Certain situations can only be judged in a manner suitable to them. If it is true that owing to my entreaties—the entreaties of a desperate woman who found herself isolated, and at the mercy of the man who was still her husband—the Count of Geza Mattachich was at the Côte-d'Azur at the same time as myself, and mixed with my entourage on the footing of a man of honour (as is the custom in the households of princesses), then I beg my readers to agree that my future son-in-law had no fault to find. This statement I think suffices.

Gunther of Holstein showed the count both respect and friendship, and further to prove this he asked him to act as his second in an affair of honour which he was able to arrange. But what was still more unfortunate, Dora, who had apparently some kind of instinct as to the troublesome times in store for her at Berlin, returned her ring to her fiancé and released him from his engagement.

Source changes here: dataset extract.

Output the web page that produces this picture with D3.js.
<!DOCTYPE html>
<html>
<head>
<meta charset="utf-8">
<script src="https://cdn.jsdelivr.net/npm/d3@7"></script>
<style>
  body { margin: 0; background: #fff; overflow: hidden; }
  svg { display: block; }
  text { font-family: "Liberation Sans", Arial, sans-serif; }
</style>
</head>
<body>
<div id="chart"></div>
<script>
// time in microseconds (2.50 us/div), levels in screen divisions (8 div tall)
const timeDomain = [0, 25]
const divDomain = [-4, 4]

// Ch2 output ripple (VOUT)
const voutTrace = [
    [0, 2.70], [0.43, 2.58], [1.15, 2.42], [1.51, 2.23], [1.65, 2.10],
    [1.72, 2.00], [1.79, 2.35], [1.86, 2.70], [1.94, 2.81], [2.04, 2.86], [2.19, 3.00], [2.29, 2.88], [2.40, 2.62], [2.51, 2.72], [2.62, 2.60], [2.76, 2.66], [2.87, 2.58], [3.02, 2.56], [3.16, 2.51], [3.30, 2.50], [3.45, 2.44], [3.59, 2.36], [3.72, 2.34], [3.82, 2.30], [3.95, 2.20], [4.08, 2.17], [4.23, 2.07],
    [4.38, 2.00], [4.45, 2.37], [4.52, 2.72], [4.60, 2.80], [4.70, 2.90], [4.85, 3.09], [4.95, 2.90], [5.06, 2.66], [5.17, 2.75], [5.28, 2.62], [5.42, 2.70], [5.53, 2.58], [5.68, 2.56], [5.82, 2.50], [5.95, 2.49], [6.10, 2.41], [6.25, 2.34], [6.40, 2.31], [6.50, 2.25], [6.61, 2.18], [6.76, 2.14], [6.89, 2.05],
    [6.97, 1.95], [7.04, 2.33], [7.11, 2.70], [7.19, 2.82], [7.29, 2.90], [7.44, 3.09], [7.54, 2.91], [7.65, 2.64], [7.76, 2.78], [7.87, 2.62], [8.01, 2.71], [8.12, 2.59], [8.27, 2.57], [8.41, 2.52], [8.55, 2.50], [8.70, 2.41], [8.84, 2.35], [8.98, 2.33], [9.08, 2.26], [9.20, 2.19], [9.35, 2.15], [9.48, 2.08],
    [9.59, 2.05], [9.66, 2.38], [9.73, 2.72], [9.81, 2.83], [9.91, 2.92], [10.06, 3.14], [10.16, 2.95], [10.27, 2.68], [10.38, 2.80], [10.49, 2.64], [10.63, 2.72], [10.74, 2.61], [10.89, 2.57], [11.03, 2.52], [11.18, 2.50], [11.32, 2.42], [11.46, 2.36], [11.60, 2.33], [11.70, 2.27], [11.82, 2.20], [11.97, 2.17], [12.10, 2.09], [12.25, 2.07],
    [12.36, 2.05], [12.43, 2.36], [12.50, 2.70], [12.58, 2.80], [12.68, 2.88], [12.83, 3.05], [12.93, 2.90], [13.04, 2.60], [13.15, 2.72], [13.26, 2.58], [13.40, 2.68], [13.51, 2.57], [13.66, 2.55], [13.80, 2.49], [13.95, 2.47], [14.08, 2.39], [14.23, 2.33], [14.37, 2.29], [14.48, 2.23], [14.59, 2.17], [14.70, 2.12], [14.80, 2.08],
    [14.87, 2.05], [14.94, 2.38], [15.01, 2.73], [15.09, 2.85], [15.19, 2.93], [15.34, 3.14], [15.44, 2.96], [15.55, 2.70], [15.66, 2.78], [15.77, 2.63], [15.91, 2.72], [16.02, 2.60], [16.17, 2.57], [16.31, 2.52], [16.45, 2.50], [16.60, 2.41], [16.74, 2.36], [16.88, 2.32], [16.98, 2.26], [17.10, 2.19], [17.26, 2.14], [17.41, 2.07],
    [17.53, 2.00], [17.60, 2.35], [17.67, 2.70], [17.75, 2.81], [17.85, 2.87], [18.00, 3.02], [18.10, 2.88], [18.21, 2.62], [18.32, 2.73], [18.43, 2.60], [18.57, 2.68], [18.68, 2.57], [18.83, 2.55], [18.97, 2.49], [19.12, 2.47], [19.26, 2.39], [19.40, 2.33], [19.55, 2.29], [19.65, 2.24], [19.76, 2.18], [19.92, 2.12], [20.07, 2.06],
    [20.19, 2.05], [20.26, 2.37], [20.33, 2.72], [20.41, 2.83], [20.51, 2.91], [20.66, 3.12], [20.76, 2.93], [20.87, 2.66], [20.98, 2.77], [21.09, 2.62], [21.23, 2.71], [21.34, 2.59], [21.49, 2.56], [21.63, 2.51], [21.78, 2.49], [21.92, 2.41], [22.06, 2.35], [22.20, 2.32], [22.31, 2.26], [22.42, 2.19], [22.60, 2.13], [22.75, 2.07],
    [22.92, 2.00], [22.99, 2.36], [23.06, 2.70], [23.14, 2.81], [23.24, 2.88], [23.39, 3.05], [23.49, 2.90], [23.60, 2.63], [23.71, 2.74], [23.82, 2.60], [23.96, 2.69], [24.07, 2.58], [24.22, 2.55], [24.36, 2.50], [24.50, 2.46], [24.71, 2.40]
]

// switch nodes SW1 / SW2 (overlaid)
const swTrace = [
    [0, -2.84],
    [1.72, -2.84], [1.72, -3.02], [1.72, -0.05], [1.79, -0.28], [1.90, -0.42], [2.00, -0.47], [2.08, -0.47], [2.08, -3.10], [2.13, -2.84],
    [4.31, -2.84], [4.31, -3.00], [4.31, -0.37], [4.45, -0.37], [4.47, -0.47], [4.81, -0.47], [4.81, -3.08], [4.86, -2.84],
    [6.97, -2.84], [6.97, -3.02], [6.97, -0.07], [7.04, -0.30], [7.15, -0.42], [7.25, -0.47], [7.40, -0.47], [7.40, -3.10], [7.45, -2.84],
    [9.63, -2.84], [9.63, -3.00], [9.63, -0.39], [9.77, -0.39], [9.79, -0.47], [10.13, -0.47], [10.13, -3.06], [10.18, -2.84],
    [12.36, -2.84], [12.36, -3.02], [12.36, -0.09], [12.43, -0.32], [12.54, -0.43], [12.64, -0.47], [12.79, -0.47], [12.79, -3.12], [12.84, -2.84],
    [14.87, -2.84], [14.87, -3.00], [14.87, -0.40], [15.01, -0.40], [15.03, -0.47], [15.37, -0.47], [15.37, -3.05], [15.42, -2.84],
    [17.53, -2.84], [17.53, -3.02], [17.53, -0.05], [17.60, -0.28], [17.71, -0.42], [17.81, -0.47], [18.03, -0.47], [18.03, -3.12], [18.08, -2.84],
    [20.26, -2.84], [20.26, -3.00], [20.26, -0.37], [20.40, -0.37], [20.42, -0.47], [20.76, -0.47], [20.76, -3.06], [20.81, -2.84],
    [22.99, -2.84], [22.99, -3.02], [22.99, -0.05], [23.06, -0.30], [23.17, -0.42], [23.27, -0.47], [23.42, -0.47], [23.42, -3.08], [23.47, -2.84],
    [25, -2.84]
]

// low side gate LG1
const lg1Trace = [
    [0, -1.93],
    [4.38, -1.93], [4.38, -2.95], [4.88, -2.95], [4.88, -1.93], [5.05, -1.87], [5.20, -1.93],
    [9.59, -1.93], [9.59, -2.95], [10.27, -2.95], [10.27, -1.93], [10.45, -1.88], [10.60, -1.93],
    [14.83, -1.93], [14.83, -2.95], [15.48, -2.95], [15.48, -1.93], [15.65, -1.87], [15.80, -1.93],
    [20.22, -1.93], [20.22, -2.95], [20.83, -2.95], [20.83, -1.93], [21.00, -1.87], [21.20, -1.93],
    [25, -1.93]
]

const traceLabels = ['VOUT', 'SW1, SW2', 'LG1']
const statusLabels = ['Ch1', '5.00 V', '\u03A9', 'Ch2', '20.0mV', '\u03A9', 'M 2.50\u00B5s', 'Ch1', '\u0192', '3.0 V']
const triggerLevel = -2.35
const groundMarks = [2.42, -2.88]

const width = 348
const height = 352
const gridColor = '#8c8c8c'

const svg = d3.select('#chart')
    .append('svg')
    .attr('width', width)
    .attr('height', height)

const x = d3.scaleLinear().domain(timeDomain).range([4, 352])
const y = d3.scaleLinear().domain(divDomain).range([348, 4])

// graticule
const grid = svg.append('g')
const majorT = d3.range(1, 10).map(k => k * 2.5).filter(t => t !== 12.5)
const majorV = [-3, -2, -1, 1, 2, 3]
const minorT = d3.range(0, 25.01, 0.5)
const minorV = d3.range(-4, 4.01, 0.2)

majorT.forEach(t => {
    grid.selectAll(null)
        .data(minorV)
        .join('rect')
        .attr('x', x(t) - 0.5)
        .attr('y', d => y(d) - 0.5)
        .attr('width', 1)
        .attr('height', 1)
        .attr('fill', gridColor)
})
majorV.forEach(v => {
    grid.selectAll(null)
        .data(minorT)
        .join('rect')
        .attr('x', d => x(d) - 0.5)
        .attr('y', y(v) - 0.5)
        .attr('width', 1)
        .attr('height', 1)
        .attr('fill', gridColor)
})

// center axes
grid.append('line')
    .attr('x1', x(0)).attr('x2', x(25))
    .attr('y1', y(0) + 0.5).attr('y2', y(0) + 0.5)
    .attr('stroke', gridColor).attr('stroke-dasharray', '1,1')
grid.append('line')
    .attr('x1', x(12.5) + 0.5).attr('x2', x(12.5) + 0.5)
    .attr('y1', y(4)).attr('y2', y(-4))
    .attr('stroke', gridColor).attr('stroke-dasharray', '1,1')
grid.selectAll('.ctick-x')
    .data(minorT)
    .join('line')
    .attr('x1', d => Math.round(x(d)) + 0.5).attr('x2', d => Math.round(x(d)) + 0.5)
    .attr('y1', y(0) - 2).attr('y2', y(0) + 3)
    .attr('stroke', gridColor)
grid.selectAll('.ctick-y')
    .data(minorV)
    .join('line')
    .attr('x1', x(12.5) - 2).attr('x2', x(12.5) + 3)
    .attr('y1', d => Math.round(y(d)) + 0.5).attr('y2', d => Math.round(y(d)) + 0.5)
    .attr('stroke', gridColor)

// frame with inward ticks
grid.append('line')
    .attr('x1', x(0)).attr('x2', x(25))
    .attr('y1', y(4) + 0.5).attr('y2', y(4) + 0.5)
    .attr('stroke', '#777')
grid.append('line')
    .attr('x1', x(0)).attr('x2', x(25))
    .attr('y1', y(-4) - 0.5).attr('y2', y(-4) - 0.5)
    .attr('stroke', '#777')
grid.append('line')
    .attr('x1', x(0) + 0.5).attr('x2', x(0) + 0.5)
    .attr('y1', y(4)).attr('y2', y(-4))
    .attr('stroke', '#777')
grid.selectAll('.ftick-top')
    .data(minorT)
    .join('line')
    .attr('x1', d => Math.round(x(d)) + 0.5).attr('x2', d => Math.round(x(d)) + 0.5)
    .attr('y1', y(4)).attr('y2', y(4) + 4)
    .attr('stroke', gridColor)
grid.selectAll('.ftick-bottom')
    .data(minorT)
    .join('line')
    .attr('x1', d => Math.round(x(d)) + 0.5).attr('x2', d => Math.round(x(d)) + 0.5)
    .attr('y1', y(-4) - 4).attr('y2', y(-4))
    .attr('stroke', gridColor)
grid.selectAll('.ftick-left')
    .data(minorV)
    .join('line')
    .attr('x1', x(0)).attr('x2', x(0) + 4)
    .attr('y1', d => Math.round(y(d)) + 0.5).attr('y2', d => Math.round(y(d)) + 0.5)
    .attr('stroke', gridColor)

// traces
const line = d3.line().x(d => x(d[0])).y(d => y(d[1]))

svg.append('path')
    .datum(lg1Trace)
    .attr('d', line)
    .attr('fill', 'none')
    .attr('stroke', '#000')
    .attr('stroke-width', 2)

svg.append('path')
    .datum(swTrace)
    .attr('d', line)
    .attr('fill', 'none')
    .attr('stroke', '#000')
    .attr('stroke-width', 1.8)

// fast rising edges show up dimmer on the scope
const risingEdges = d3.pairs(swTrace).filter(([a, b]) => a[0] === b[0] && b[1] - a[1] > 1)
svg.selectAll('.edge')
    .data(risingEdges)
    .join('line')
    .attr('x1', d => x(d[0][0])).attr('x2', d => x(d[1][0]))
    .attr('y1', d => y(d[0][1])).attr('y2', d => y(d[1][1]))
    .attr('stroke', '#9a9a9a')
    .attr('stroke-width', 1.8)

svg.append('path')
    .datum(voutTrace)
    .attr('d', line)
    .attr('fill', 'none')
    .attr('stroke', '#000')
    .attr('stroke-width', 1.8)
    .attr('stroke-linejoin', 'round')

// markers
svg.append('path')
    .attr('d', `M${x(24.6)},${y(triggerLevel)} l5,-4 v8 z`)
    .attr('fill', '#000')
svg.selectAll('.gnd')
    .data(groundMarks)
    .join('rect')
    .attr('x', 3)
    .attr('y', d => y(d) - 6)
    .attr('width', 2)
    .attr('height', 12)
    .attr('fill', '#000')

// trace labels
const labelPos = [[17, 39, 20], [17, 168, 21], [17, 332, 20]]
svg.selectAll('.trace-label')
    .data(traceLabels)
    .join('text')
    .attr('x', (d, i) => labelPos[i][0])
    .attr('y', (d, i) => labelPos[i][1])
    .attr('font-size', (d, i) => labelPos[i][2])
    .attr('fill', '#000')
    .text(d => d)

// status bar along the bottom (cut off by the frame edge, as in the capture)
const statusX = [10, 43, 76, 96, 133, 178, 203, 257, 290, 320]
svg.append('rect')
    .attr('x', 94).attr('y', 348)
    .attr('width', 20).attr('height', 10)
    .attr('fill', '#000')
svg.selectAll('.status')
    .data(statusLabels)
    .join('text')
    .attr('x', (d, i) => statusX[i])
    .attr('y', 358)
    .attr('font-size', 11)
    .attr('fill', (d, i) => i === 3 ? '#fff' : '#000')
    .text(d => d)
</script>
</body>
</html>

Gunther of Holstein begged Count Mattachich to intercede with me to prevent the rupture, and I consented.

For this kindness I was destined to be basely repaid.

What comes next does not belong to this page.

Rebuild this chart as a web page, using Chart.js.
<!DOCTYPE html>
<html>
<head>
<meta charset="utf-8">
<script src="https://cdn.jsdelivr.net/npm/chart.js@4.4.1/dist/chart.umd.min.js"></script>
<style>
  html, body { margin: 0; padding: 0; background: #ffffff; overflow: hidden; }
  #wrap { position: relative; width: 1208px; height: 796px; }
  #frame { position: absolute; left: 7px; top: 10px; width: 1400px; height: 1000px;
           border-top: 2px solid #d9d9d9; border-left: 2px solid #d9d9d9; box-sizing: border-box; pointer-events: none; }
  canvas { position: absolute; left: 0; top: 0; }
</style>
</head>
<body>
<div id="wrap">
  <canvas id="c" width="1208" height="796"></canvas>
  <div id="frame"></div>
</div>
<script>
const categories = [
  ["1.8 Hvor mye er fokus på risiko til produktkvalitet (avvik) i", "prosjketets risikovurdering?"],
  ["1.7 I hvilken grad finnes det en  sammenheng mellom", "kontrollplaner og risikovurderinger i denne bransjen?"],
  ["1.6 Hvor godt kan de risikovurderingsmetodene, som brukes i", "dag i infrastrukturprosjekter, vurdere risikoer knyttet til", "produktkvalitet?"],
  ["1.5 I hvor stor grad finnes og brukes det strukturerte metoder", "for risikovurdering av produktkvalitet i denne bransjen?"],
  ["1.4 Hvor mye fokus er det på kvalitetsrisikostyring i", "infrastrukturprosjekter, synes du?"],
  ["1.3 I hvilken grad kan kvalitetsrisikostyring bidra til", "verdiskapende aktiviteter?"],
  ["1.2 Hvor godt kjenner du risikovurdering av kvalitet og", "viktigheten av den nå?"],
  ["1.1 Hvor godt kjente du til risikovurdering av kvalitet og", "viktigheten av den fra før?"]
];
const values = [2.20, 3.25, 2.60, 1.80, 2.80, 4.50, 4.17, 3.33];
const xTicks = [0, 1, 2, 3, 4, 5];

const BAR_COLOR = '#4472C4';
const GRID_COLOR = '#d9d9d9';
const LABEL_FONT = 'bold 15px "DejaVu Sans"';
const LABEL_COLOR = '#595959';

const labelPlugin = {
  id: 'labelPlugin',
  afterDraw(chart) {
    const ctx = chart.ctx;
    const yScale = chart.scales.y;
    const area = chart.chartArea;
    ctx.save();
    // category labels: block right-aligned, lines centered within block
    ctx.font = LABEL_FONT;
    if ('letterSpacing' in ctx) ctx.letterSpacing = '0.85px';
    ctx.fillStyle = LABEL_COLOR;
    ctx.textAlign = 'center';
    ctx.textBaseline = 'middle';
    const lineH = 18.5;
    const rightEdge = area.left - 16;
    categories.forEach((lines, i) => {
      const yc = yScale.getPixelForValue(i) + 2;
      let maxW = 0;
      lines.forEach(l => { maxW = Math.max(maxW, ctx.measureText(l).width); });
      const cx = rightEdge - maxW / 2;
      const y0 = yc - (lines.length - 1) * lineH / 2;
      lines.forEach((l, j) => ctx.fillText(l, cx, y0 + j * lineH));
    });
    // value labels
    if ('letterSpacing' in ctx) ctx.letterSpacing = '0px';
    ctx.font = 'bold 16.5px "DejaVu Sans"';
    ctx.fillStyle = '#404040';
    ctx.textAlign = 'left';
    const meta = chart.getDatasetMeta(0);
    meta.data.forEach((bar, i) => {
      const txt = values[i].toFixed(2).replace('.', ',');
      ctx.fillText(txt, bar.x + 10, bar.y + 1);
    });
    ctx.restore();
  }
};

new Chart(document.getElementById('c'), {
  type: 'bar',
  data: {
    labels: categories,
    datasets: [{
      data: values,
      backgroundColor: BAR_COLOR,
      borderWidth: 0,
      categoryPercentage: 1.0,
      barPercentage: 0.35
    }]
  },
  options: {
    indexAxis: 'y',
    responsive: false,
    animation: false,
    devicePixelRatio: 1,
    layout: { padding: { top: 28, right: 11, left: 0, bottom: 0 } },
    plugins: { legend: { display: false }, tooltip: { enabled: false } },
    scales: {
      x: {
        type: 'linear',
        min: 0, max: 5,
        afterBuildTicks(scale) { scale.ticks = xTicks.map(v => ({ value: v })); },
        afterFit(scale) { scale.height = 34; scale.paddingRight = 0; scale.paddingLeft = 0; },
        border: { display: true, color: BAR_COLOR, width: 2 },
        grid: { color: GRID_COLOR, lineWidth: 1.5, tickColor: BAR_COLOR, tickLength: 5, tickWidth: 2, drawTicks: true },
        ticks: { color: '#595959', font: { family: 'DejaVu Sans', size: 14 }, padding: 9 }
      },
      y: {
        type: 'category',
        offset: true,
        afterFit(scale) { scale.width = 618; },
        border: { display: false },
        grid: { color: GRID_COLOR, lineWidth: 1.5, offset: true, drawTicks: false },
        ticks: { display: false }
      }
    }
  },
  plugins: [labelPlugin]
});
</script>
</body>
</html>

I did not wish to be separated from my daughter before her marriage, and especially to leave her in Vienna at the Coburg Palace. When we were leaving for the Riviera, I had told the assembled servants with tears in my eyes that I should never return there again, and the prince had listened without saying a word to contradict my assertion. I was afraid of the influence of Vienna, where my unfortunate son finally perished, and where owing to his misconduct he was destined to end his days in a horrible manner. A fearful punishment for his faults, and the moral parricide which he committed in disowning his mother. No! at all costs Dora must remain with me.

However, the Duke of Holstein insisted that Dora ought to be introduced to his family and to the Hohenzollerns. He gave me his word of honour to bring her back if I would allow her to go to Berlin for a few days accompanied by her governess. I made this soldier of Berlin swear this, but "vanquished is he who pushes the wheel of the conqueror's chariot," and I let her go.

She did not return. She was kept far away from me. This was the open avowal of the plot of which the melancholy vicissitudes were about to be precipitated.

I only learnt of the marriage of my daughter to Gunther of Schleswig-Holstein from the newspapers, when I was incarcerated in the Doebling Asylum at Vienna. I had just been taken there.

This plot—have I mentioned it?—was one of the vilest of plots—it was a plot which concerned money.

I was not mad, but my enemies thought that I should most certainly become mad in the midst of lunatics. Madness is contagious. My destruction had been determined. For as insane, or passing as such, I should be incapable of managing my own affairs. I should possess no civil rights, and my representatives could do as they pleased with my property. The King was old, and doubtless it would not be long before he "passed over." It was then certain that each of his children would inherit about three thousand millions. Was I to be allowed to inherit such a fortune, which I was sure to surrender into inimical hands, and which would then be squandered?